It doesn’t matter what you bluff with, because it’s a bluff, right? This is a flawed line of thinking a lot of amateur players use to justify playing junk hands and going broke with them. The reality is that there are better hands to bluff with than others, even if the gameplan is to not see a showdown.
A stone cold bluff is when we make a brazen attempt to take down a pot with a hand that has no place being there. It is what we see when somebody attempts to ‘own’ the table with 7-2 so they can show it down (slightly different if they are playing the 7-2 game with an extra financial incentive to show it down). We give a name to this type of bluff in part recognition of the fact that there are better, or ’warmer’, hands to bluff with than others.
You will hear these hands called ‘natural’ bluff candidates.

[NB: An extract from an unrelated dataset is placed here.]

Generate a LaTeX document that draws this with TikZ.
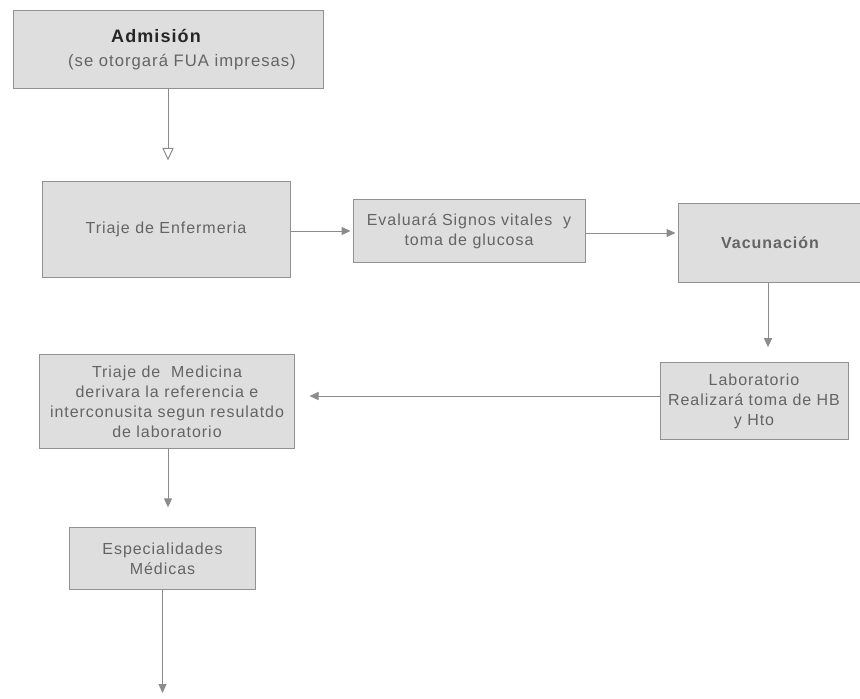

That is a hand which either has a chance of improving if called or at least makes it more likely our opponent’s have something they can fold, by virtue of card removal.
Perhaps the most natural bluff candidate of all is the semi bluff. Let’s say with have AQ of Hearts and the board comes KJ3, two Hearts. When we ‘bluff’ we make a better hand fold right there, but if they call there are a lot of cards that can give us the best hand at showdown.
In truth, when our hand has such high equity like in this example, it is hardly a bluff at all. We are instead value betting our equity, because against a lot of hands, especially single pair hands, we are the favourite to win. This is a mistake amateur players make, they hold 22 in a spot like the one above and think they are ‘ahead’ and their opponent got lucky bluffing, when in reality the big draw is a monster to win.
Lesser draws work well as natural bluff candidates too. A gutshot or a backdoor straight/flush draw are often good hands to bluff with because we can take down the pot, but when called we can turn monsters or draws that we are happy to bet another street with. These types of hands have the benefit of being well disguised so when we do hit, we have a good chance of getting paid off. Weak bottom pair type hands work well as bluffs too, because they can hit disguised trips or two pairs. We are still happy and hoping to take down the pot there and then, however.
The other type of natural bluff candidate is when we hold a blocker to another hand. There are a few ways blockers can impact the hands we bluff with.
One example is when we block a nutted type of hand. For example, let’s say by the river there are three Hearts and we have Ax with the Ace of Hearts. We haven’t made a hand, but it’s not possible for our opponent to have the nut flush because we have the Ace of Hearts. In a deep pot against a thinking opponent, we have the potential to take our opponent off an otherwise strong hand.
In my book Poker Satellite Strategy we also pointed to a preflop example of when blockers help you take down pots uncontested. We showed that in the late stages when ICM pressure is huge, it is more profitable to open shove or 3-bet shove with A2s than it is Pocket Jacks. This is because when ICM pressure is significant, the range of hands a player can profitably call with shrinks and is weighted towards Ax hands and big pairs. If we think they will only call with AK and QQ+ on the bubble, when we have JJ there are 34 combinations of hand that call us, but when we have A2s there are only 27, because we block AK and AA. So bluffing with a rag Ace reduces the number of hands that could call us by about 20%.
Media depictions of poker often leave the false impression that bluffing is a much bigger part of the game than it actually is, which often sends a lot of players down bad roads thinking they need to take down pots with rags half the time. The reality is poker is more a game of value betting and equity, but with this in mind, there are better hands to bluff with than others.